Jul 10, 2008

WTO: NAMA Talks Still In Trouble

With a new text due out today or tomorrow it is disconcerting to read that big differences remain in the important non-agricultural market access area (NAMA). With a good deal on NAMA, the United States and EU will find it hard to sell the deal on agriculture back home.

GENEVA (Reuters) - World Trade Organisation members remain apart on key proposals to free up commerce in industrial goods, the WTO mediator in industry talks said on Tuesday.
"We have too many issues still unresolved," Canada's WTO ambassador Don Stephenson, who chairs the industry talks, told WTO members, according to a participant in the meeting.

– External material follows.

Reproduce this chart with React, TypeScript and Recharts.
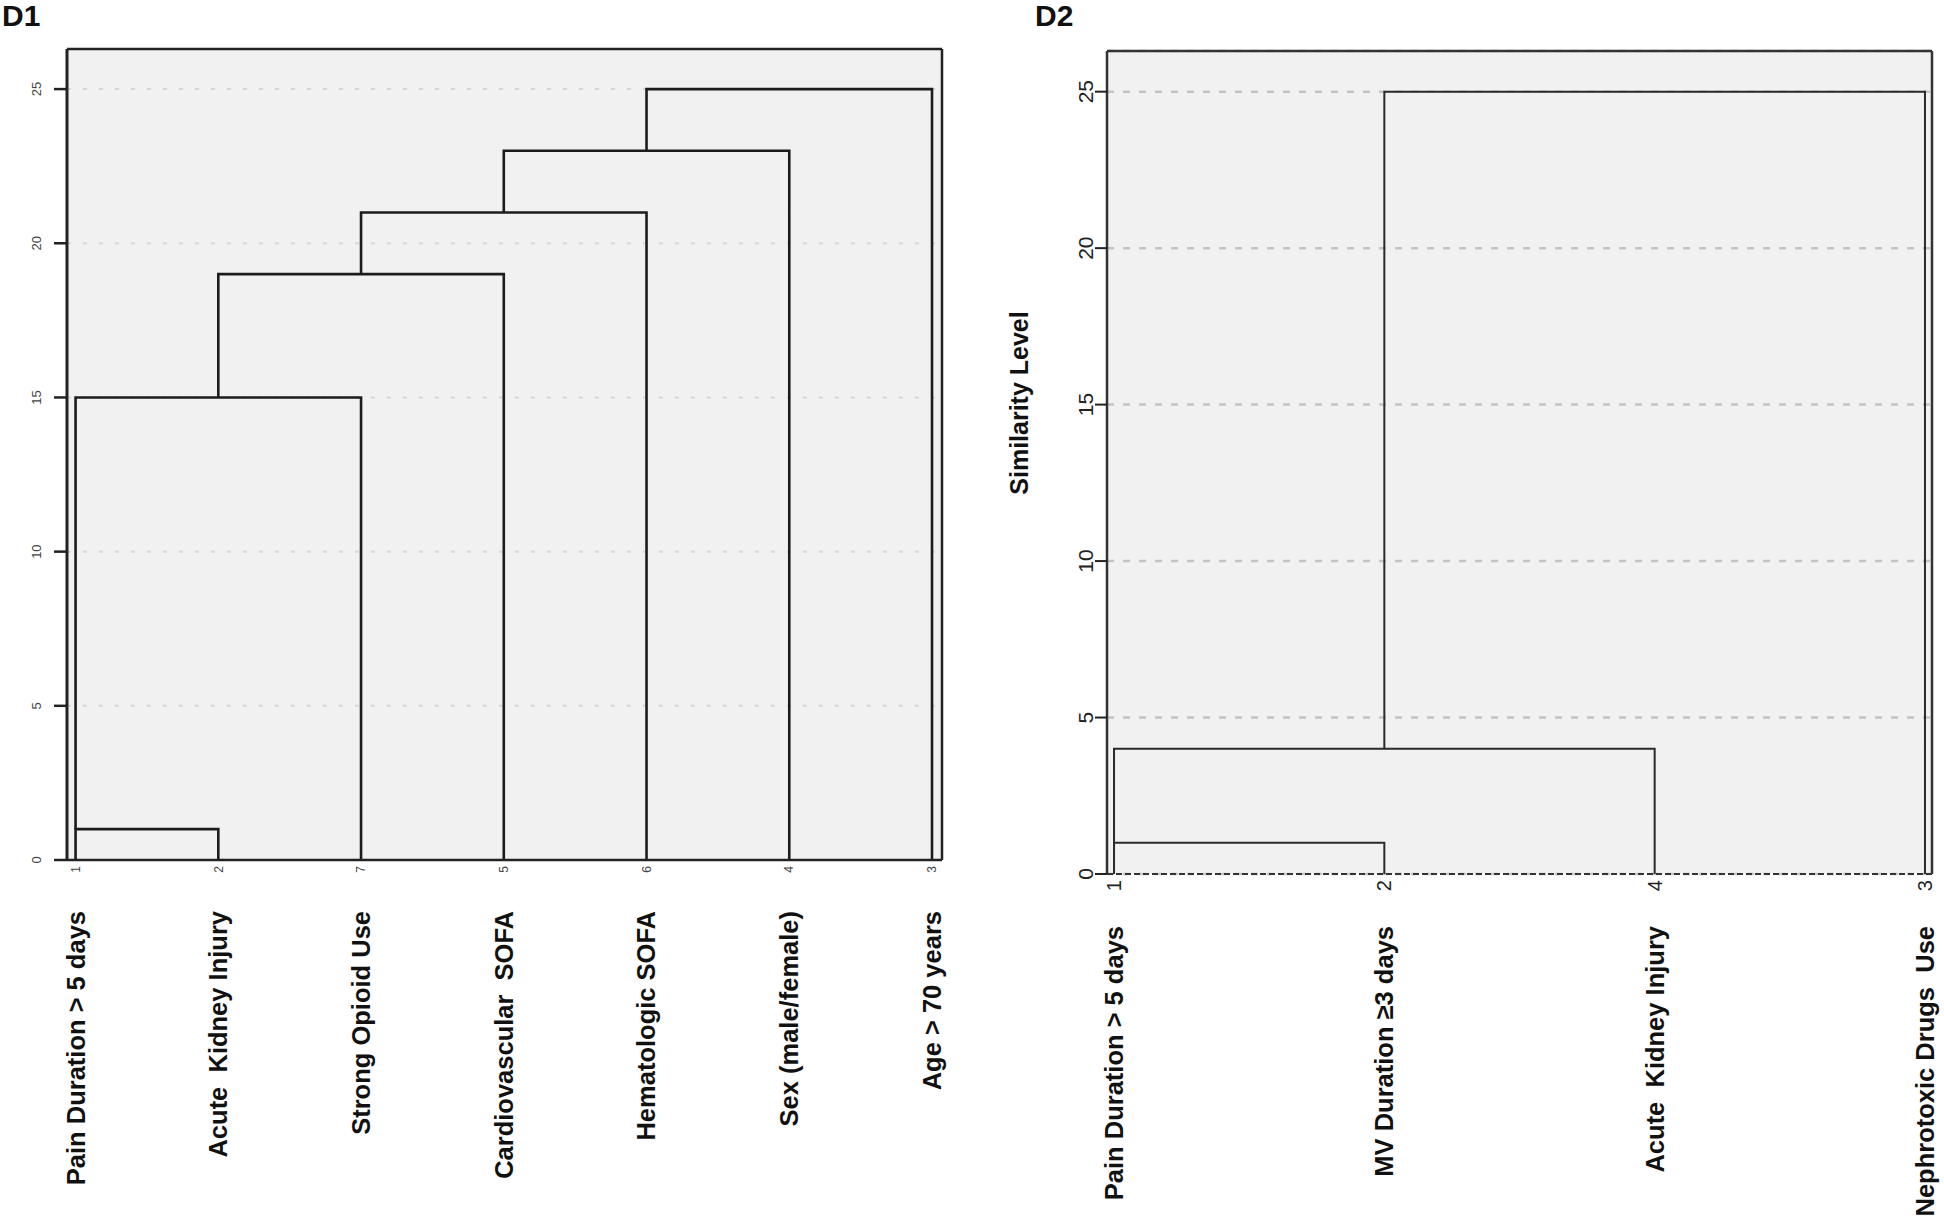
import React from 'react';
import { LineChart, Line, XAxis, YAxis, CartesianGrid, ReferenceLine } from 'recharts';

// ---------- D1 data ----------
const d1LeafIds = ['1', '2', '7', '5', '6', '4', '3'];
const d1LeafLabels = [
  'Pain Duration > 5 days',
  'Acute  Kidney Injury',
  'Strong Opioid Use',
  'Cardiovascular  SOFA',
  'Hematologic SOFA',
  'Sex (male/female)',
  'Age > 70 years',
];
const d1MergeHeights = [1, 15, 19, 21, 23, 25];
const d1MergeLeftPos = [1, 1, 2, 3, 4, 5];
const d1MergeRightPos = [2, 3, 4, 5, 6, 7];
const d1MergeLeftBase = [0, 1, 15, 19, 21, 23];
const d1MergeRightBase = [0, 0, 0, 0, 0, 0];

// ---------- D2 data ----------
const d2LeafIds = ['1', '2', '4', '3'];
const d2LeafLabels = [
  'Pain Duration > 5 days',
  'MV Duration \u22653 days',
  'Acute  Kidney Injury',
  'Nephrotoxic Drugs  Use',
];
const d2MergeHeights = [1, 4, 25];
const d2MergeLeftPos = [1, 1, 2];
const d2MergeRightPos = [2, 3, 4];
const d2MergeLeftBase = [0, 1, 4];
const d2MergeRightBase = [0, 0, 0];

const yTicks = [0, 5, 10, 15, 20, 25];
const yMax = 26.3;

const FONT = '"Liberation Sans", Arial, Helvetica, sans-serif';

function buildSegments(heights: number[], lp: number[], rp: number[], lb: number[], rb: number[]) {
  return heights.map((h, i) => [
    { x: lp[i], y: lb[i] },
    { x: lp[i], y: h },
    { x: rp[i], y: h },
    { x: rp[i], y: rb[i] },
  ]);
}

const d1Segments = buildSegments(d1MergeHeights, d1MergeLeftPos, d1MergeRightPos, d1MergeLeftBase, d1MergeRightBase);
const d2Segments = buildSegments(d2MergeHeights, d2MergeLeftPos, d2MergeRightPos, d2MergeLeftBase, d2MergeRightBase);

const D1XTick = (props: any) => {
  const { x, y, payload } = props;
  const i = Math.round(payload.value) - 1;
  return (
    <g>
      <text transform={`translate(${x},${y + 6}) rotate(-90)`} textAnchor="end" dy="0.35em" fontSize={12} fill="#444" fontFamily={FONT}>
        {d1LeafIds[i]}
      </text>
      <text transform={`translate(${x},${y + 51}) rotate(-90)`} textAnchor="end" dy="0.35em" fontSize={25.5} fontWeight="bold" fill="#111" fontFamily={FONT} style={{ whiteSpace: 'pre' }}>
        {d1LeafLabels[i]}
      </text>
    </g>
  );
};

const D1YTick = (props: any) => {
  const { x, y, payload } = props;
  return (
    <text transform={`translate(${x - 18},${y}) rotate(-90)`} textAnchor="middle" dy="0.35em" fontSize={13} fill="#444" fontFamily={FONT}>
      {payload.value}
    </text>
  );
};

const D2XTick = (props: any) => {
  const { x, y, payload } = props;
  const i = Math.round(payload.value) - 1;
  return (
    <g>
      <text transform={`translate(${x},${y + 6}) rotate(-90)`} textAnchor="end" dy="0.35em" fontSize={20} fill="#222" fontFamily={FONT}>
        {d2LeafIds[i]}
      </text>
      <text transform={`translate(${x},${y + 52}) rotate(-90)`} textAnchor="end" dy="0.35em" fontSize={25.5} fontWeight="bold" fill="#111" fontFamily={FONT} style={{ whiteSpace: 'pre' }}>
        {d2LeafLabels[i]}
      </text>
    </g>
  );
};

const D2YTick = (props: any) => {
  const { x, y, payload } = props;
  return (
    <text transform={`translate(${x - 9},${y}) rotate(-90)`} textAnchor="middle" dy="0.35em" fontSize={21} fill="#222" fontFamily={FONT}>
      {payload.value}
    </text>
  );
};

const SimLabel = () => (
  <text transform="translate(19,403) rotate(-90)" textAnchor="middle" dy="0.35em" fontSize={25} fontWeight="bold" fill="#111" fontFamily={FONT}>
    Similarity Level
  </text>
);

export default function App() {
  return (
    <div style={{ position: 'absolute', left: 0, top: 0, width: 1944, height: 1220, background: '#fff', fontFamily: FONT }}>
      <div style={{ position: 'absolute', left: 2, top: 1, fontSize: 30, lineHeight: '30px', fontWeight: 'bold', color: '#111' }}>D1</div>
      <div style={{ position: 'absolute', left: 1035, top: 1, fontSize: 30, lineHeight: '30px', fontWeight: 'bold', color: '#111' }}>D2</div>

      <div style={{ position: 'absolute', left: 0, top: 0 }}>
        <LineChart width={960} height={1220} margin={{ top: 49, right: 18, left: 0, bottom: 0 }}>
          <CartesianGrid vertical={false} fill="#f1f1f1" stroke="#d6d6d6" strokeDasharray="4 12" strokeWidth={2} />
          <XAxis
            type="number"
            dataKey="x"
            domain={[0.94, 7.07]}
            ticks={[1, 2, 3, 4, 5, 6, 7]}
            allowDataOverflow
            height={360}
            tickSize={0}
            tickMargin={0}
            tickLine={false}
            axisLine={{ stroke: '#222', strokeWidth: 2.5 }}
            tick={<D1XTick />}
            interval={0}
          />
          <YAxis
            type="number"
            dataKey="y"
            domain={[0, yMax]}
            ticks={yTicks}
            allowDataOverflow
            width={67}
            tickSize={13}
            tickMargin={0}
            tickLine={{ stroke: '#222', strokeWidth: 2.5 }}
            axisLine={{ stroke: '#222', strokeWidth: 3 }}
            tick={<D1YTick />}
            interval={0}
          />
          {d1Segments.map((seg, i) => (
            <Line
              key={`d1-${i}`}
              data={seg}
              dataKey="y"
              type="linear"
              stroke="#1c1c1c"
              strokeWidth={2.6}
              dot={false}
              activeDot={false}
              isAnimationActive={false}
            />
          ))}
          <ReferenceLine y={yMax} stroke="#222" strokeWidth={2.5} />
          <ReferenceLine x={7.07} stroke="#222" strokeWidth={2.5} />
        </LineChart>
      </div>

      <div style={{ position: 'absolute', left: 1000, top: 0 }}>
        <LineChart width={944} height={1220} margin={{ top: 51, right: 12, left: 0, bottom: 0 }}>
          <CartesianGrid vertical={false} fill="#f1f1f1" stroke="#c4c4c4" strokeDasharray="7 9" strokeWidth={2.5} />
          <XAxis
            type="number"
            dataKey="x"
            domain={[0.974, 4.026]}
            ticks={[1, 2, 3, 4]}
            allowDataOverflow
            height={346}
            tickSize={0}
            tickMargin={0}
            tickLine={false}
            axisLine={false}
            tick={<D2XTick />}
            interval={0}
          />
          <YAxis
            type="number"
            dataKey="y"
            domain={[0, yMax]}
            ticks={yTicks}
            allowDataOverflow
            width={107}
            tickSize={12}
            tickMargin={0}
            tickLine={{ stroke: '#222', strokeWidth: 2 }}
            axisLine={{ stroke: '#333', strokeWidth: 2.5 }}
            tick={<D2YTick />}
            interval={0}
            label={<SimLabel />}
          />
          <ReferenceLine y={0} stroke="#333" strokeWidth={2} strokeDasharray="6 3" />
          {d2Segments.map((seg, i) => (
            <Line
              key={`d2-${i}`}
              data={seg}
              dataKey="y"
              type="linear"
              stroke="#2a2a2a"
              strokeWidth={2}
              dot={false}
              activeDot={false}
              isAnimationActive={false}
            />
          ))}
          <ReferenceLine y={yMax} stroke="#333" strokeWidth={2.5} />
          <ReferenceLine x={4.026} stroke="#333" strokeWidth={2.5} />
        </LineChart>
      </div>
    </div>
  );
}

Stephenson was briefing the WTO's 152 members on the past month's detailed consultations on trade in industrial goods such as footwear and machinery, and told them he would issue revised negotiating proposals on Thursday.

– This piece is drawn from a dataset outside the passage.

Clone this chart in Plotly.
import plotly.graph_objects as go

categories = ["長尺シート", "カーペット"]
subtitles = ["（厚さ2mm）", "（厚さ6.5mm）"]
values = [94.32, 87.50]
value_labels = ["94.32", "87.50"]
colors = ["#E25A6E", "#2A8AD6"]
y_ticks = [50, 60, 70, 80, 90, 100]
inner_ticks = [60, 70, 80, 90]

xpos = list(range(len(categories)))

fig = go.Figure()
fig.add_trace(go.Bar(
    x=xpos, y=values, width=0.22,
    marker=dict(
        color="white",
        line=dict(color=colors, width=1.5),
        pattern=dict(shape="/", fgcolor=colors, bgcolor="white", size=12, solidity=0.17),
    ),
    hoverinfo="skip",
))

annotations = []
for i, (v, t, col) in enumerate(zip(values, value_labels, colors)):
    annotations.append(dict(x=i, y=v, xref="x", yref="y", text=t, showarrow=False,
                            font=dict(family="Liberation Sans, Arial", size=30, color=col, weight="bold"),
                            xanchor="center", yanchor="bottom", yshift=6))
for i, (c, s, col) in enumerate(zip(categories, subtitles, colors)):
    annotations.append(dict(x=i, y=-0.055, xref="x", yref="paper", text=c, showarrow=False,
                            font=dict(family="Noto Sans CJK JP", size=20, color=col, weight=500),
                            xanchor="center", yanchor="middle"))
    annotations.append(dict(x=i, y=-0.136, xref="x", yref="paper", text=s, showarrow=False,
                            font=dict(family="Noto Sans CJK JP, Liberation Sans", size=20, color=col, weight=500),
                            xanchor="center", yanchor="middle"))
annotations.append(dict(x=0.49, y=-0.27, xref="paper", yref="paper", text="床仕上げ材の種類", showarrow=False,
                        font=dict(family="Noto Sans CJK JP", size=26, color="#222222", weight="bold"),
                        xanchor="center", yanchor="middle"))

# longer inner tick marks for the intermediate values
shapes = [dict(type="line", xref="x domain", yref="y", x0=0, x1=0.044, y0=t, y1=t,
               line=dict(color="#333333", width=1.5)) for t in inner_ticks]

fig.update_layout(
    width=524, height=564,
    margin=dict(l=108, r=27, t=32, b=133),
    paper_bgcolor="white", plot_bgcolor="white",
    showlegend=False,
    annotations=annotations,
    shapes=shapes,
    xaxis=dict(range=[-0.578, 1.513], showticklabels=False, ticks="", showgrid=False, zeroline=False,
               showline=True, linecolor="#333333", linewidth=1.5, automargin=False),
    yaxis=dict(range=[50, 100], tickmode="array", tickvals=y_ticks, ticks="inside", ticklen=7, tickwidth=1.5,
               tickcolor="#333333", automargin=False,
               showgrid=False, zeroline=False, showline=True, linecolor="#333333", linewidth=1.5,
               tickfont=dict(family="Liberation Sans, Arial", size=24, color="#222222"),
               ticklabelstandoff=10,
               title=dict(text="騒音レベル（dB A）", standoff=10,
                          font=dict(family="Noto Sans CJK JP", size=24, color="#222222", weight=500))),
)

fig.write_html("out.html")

That new text, together with a similar new draft on agriculture also expected this week, will serve as the blueprint for ministers when they come to Geneva in two weeks to negotiate an outline deal in the WTO's long-running Doha round.

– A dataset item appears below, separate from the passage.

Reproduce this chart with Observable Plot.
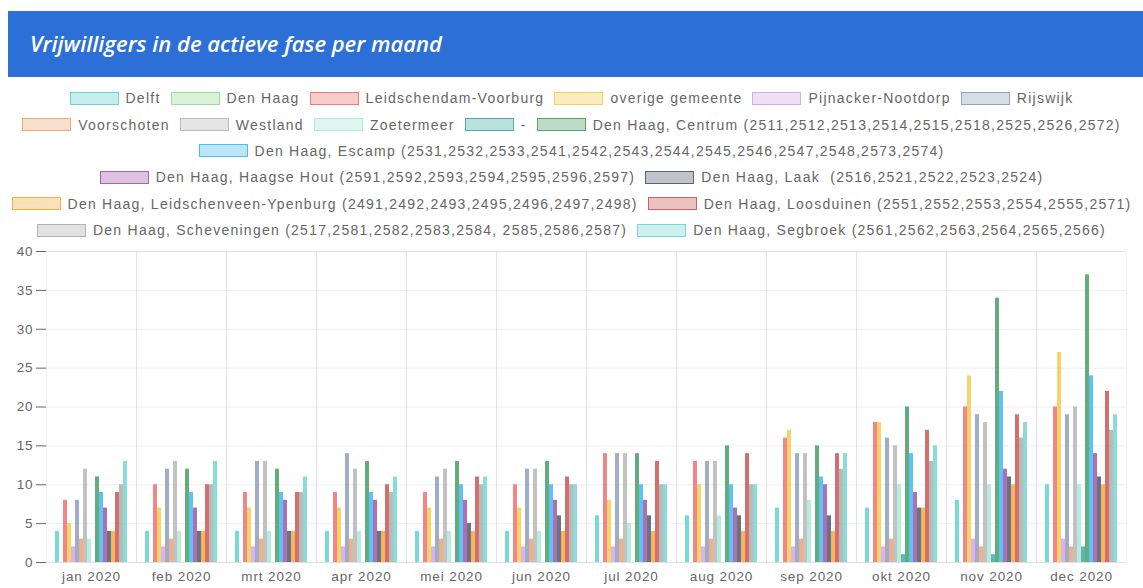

While some of the differences are fundamental, such as the size of overall tariff cuts, Stephenson said some of the gaps were "absurdly small". He said it would "insane" to leave ministers to deal with some of these small gaps.
That is because ministers will have their agendas full taking the big political decisions on the headline cuts in industrial tariffs for rich and poor countries, plus a host of other contentious issues.
Foremost among these is the scope of exceptions for developing countries to overall tariff cuts.
Rich countries, such as the United States, Japan, the European Union, and Canada are preparing to open up farm trade to developing nations in return for a bigger slice of poor countries' markets for industrial goods.
CONCERNED
So they are concerned that developing countries could use the exceptions to tariff cuts to shield entire sectors, such as garments or automobiles, from greater market access.
They want to write into the proposals specific limits to the extent to which a sector can be excluded from tariff cuts.
But developing industrial countries such as Malaysia, China, India and Brazil say the current wording ruling out the exclusion of entire sectors already goes far enough.